Hong Kong has proposed that if COTRS is unable to find suitable organ recipients of donated organs on the mainland, it can share the information with the SAR to try to match the organs with those of patients in the city. In the same vein, if Hong Kong has available organs, it will share them with the mainland.
Lo says such a mechanism can save more Hong Kong lives through heart and lung transplants, and reduce the waiting time for patients needing donated kidneys and livers. Both sides have reached a consensus on the matter, and the SAR government is considering working with nearby mainland cities as a priority. For organs donated from as far away as Beijing or the northeastern mainland, Lo believes they too can also be transported to Hong Kong within the “golden period”, especially kidneys and livers. But apart from civilian aircraft, more-diverse transportation methods, such as the deployment of chartered flights and helicopters, could be used to improve efficiency.
Hong Kong itself has been a pioneer in organ transplants and has contributed to this field being revolutionized on the mainland. COTRS was the product of Wang’s research while he was working at the University of Hong Kong more than a decade ago. Lo hopes Tsz-hei’s case will provide a significant boost in organ sharing between the SAR and the mainland. The Macao SAR began collaborating with the mainland in this field in 2017.
Barriers can be broken down
Despite the latest success, some Hong Kong residents and medical experts still lack adequate understanding of the mainland’s organ-transplant system and have concerns about cross-boundary collaboration. The SAR’s medical authorities say Tsz-hei’s case had been handled legally, fairly and responsibly. Lo hopes it will help Hong Kong people reduce the bias against such procedures and inspire more people to donate organs.
He Xiaoshun, vice-president of the First Affiliated Hospital of Sun Yat-sen University in Guangdong province, says the mainland’s organ-transplant system has been continuously improving, both in techniques and regulations. His team successfully performed the world’s first ischemia-free heart transplant surgery in 2021, and has widely applied the technique to kidney and liver transplants.
The nation’s regulations on human-organ transplants, which were enacted in 2007, have undergone a major revision in recent years, and are aimed at cracking down on violations, protecting the rights of donors and recipients, and strengthening incentives and guidance for organ donations, He said.

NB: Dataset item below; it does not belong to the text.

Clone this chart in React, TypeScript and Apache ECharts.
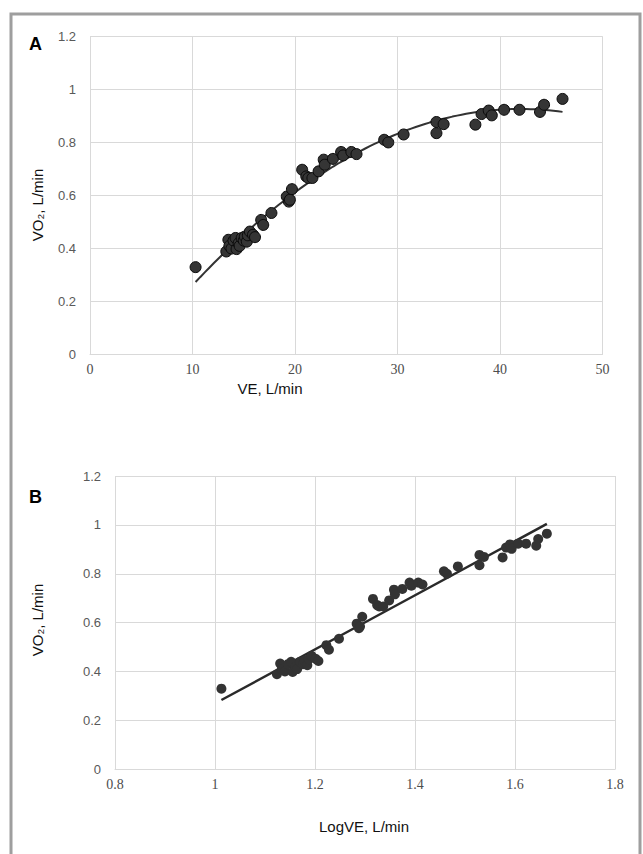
import React, { useEffect, useRef } from 'react';
import * as echarts from 'echarts';

// Minute ventilation (L/min) and oxygen uptake (L/min)
const VE = [
  10.3, 13.3, 13.5, 13.6, 13.8, 14.0, 14.2, 14.3, 14.5, 14.6, 14.8, 15.0, 15.1, 15.3,
  15.4, 15.6, 15.9, 16.1, 16.7, 16.9, 17.7, 19.2, 19.4, 19.5, 19.7, 20.7, 21.1, 21.3,
  21.7, 22.3, 22.8, 22.9, 23.7, 24.5, 24.7, 25.5, 26.0, 28.7, 29.1, 30.6, 33.8, 33.8,
  34.5, 37.6, 38.2, 38.9, 39.2, 40.4, 41.9, 43.9, 44.3, 46.1,
];
const VO2 = [
  0.33, 0.389, 0.433, 0.41, 0.4, 0.43, 0.44, 0.398, 0.42, 0.41, 0.44, 0.43, 0.445, 0.426,
  0.45, 0.464, 0.452, 0.443, 0.508, 0.489, 0.534, 0.596, 0.577, 0.584, 0.624, 0.697, 0.672, 0.666,
  0.666, 0.691, 0.735, 0.716, 0.738, 0.764, 0.751, 0.764, 0.756, 0.81, 0.8, 0.83, 0.877, 0.835,
  0.869, 0.867, 0.907, 0.92, 0.902, 0.923, 0.923, 0.915, 0.942, 0.964,
];

// axis ranges [min, max, interval]
const A_X_AXIS = [0, 50, 10];
const A_Y_AXIS = [0, 1.2, 0.2];
const B_X_AXIS = [0.8, 1.8, 0.2];
const B_Y_AXIS = [0, 1.2, 0.2];

const PANEL_LABELS = ['A', 'B'];
const A_X_TITLE = 'VE, L/min';
const B_X_TITLE = 'LogVE, L/min';
const Y_TITLE = 'VO\u2082, L/min';

function polyfit(xs: number[], ys: number[], deg: number): number[] {
  const n = deg + 1;
  const M: number[][] = Array.from({ length: n }, () => new Array(n + 1).fill(0));
  for (let k = 0; k < xs.length; k++) {
    for (let i = 0; i < n; i++) {
      for (let j = 0; j < n; j++) M[i][j] += Math.pow(xs[k], i + j);
      M[i][n] += ys[k] * Math.pow(xs[k], i);
    }
  }
  for (let i = 0; i < n; i++) {
    let p = i;
    for (let r = i + 1; r < n; r++) if (Math.abs(M[r][i]) > Math.abs(M[p][i])) p = r;
    const t = M[i]; M[i] = M[p]; M[p] = t;
    for (let r = 0; r < n; r++) {
      if (r === i) continue;
      const f = M[r][i] / M[i][i];
      for (let c = i; c <= n; c++) M[r][c] -= f * M[i][c];
    }
  }
  return M.map((row, i) => row[n] / row[i]);
}

function trend(xs: number[], ys: number[], deg: number, steps: number) {
  const coef = polyfit(xs, ys, deg);
  const lo = Math.min(...xs);
  const hi = Math.max(...xs);
  const out: number[][] = [];
  for (let s = 0; s <= steps; s++) {
    const x = lo + ((hi - lo) * s) / steps;
    let y = 0;
    for (let i = 0; i < coef.length; i++) y += coef[i] * Math.pow(x, i);
    out.push([x, y]);
  }
  return out;
}

export default function App() {
  const ref = useRef<HTMLDivElement>(null);
  useEffect(() => {
    if (!ref.current) return;
    const chart = echarts.init(ref.current, null, { renderer: 'svg' });
    const LOG_VE = VE.map((v) => Math.log10(v));
    const ptsA = VE.map((v, i) => [v, VO2[i]]);
    const ptsB = LOG_VE.map((v, i) => [v, VO2[i]]);
    const gridColor = '#d9d9d9';
    const yLabel = { color: '#595959', fontSize: 13, fontFamily: 'Liberation Sans', margin: 14 };
    const xLabel = { color: '#4d4d4d', fontSize: 14, fontFamily: 'Liberation Serif', margin: 8 };
    const mkX = (r: number[], gi: number) => ({
      type: 'value', gridIndex: gi, min: r[0], max: r[1], interval: r[2],
      axisLine: { show: true, lineStyle: { color: gridColor, width: 1 } },
      axisTick: { show: false },
      splitLine: { show: true, lineStyle: { color: gridColor, width: 1 } },
      axisLabel: xLabel,
    });
    const mkY = (r: number[], gi: number) => ({
      type: 'value', gridIndex: gi, min: r[0], max: r[1], interval: r[2],
      axisLine: { show: false },
      axisTick: { show: false },
      splitLine: { show: true, lineStyle: { color: gridColor, width: 1 } },
      axisLabel: yLabel,
    });
    const titleStyle = { fill: '#111', fontSize: 15, fontFamily: 'Liberation Sans' };
    chart.setOption({
      animation: false,
      backgroundColor: '#fff',
      grid: [
        { left: 90, right: 40.5, top: 36.3, height: 318.4 },
        { left: 115, right: 28, top: 476, height: 293.3 },
      ],
      xAxis: [mkX(A_X_AXIS, 0), mkX(B_X_AXIS, 1)],
      yAxis: [mkY(A_Y_AXIS, 0), mkY(B_Y_AXIS, 1)],
      series: [
        {
          type: 'line', xAxisIndex: 0, yAxisIndex: 0, data: trend(VE, VO2, 2, 80),
          showSymbol: false, lineStyle: { color: '#333', width: 2 }, z: 2,
        },
        {
          type: 'scatter', xAxisIndex: 0, yAxisIndex: 0, data: ptsA, symbolSize: 11,
          itemStyle: { color: '#353535', borderColor: '#0a0a0a', borderWidth: 1, opacity: 1 }, z: 3,
        },
        {
          type: 'line', xAxisIndex: 1, yAxisIndex: 1, data: trend(LOG_VE, VO2, 1, 2),
          showSymbol: false, lineStyle: { color: '#2a2a2a', width: 2.5 }, z: 2,
        },
        {
          type: 'scatter', xAxisIndex: 1, yAxisIndex: 1, data: ptsB, symbolSize: 10,
          itemStyle: { color: '#333', opacity: 1 }, z: 3,
        },
      ],
      graphic: [
        {
          type: 'rect', shape: { x: 11, y: 14, width: 629, height: 860 },
          style: { fill: 'none', stroke: '#9e9e9e', lineWidth: 3 }, silent: true, z: 10,
        },
        { type: 'text', x: 29, y: 35, style: { text: PANEL_LABELS[0], fill: '#000', fontSize: 18, fontWeight: 'bold', fontFamily: 'Liberation Sans' } },
        { type: 'text', x: 29, y: 488, style: { text: PANEL_LABELS[1], fill: '#000', fontSize: 18, fontWeight: 'bold', fontFamily: 'Liberation Sans' } },
        { type: 'text', x: 270, y: 388, style: { ...titleStyle, text: A_X_TITLE, align: 'center', verticalAlign: 'middle' } },
        { type: 'text', x: 364, y: 826, style: { ...titleStyle, text: B_X_TITLE, align: 'center', verticalAlign: 'middle' } },
        { type: 'text', x: 37, y: 205, rotation: Math.PI / 2, style: { ...titleStyle, text: Y_TITLE, align: 'center', verticalAlign: 'middle' } },
        { type: 'text', x: 37, y: 620, rotation: Math.PI / 2, style: { ...titleStyle, text: Y_TITLE, align: 'center', verticalAlign: 'middle' } },
      ],
    });
    return () => chart.dispose();
  }, []);
  return <div ref={ref} style={{ position: 'absolute', left: 0, top: 0, width: 643, height: 854 }} />;
}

As of late 2022, up to 3,000 Hong Kong patients were still on the city’s waiting list for organ transplants, including 2,451 awaiting kidney donations. The waiting period for renal failure patients has reached 4.5 years. To help patients from Hong Kong, Macao and Taiwan, the mainland allows them to register at designated mainland hospitals for organ donations and receive transplants there. About 3,500 Hong Kong residents were on the mainland’s waiting list by 2022.
With the full resumption of normal travel between Hong Kong and the mainland in February this year, Hong Kong patients have resumed going to the mainland in search of suitable donated organs. Martin Chan, who has suffered from renal failure for five years and is receiving hemodialysis twice a week, has registered himself with a Guangzhou hospital, and is on both the Hong Kong and mainland waiting lists.
Chan says he’s heartened by the breakthrough in Tsz-hei’s case as it has brought fresh hopes for patients like him to live a healthy and secure life, and may free them from having to rely on medical support and the fear of a serious deterioration in their conditions.
Like Tsz-hei, Chan could receive a new kidney from a mainland donor as well. He has registered in Hong Kong to donate all his organs after his death, which might also benefit patients on the mainland under the planned organ-sharing mechanism.
Regulations and institutions may have boundaries. But with the goodwill on both sides and the urge to save lives, barriers can be broken down.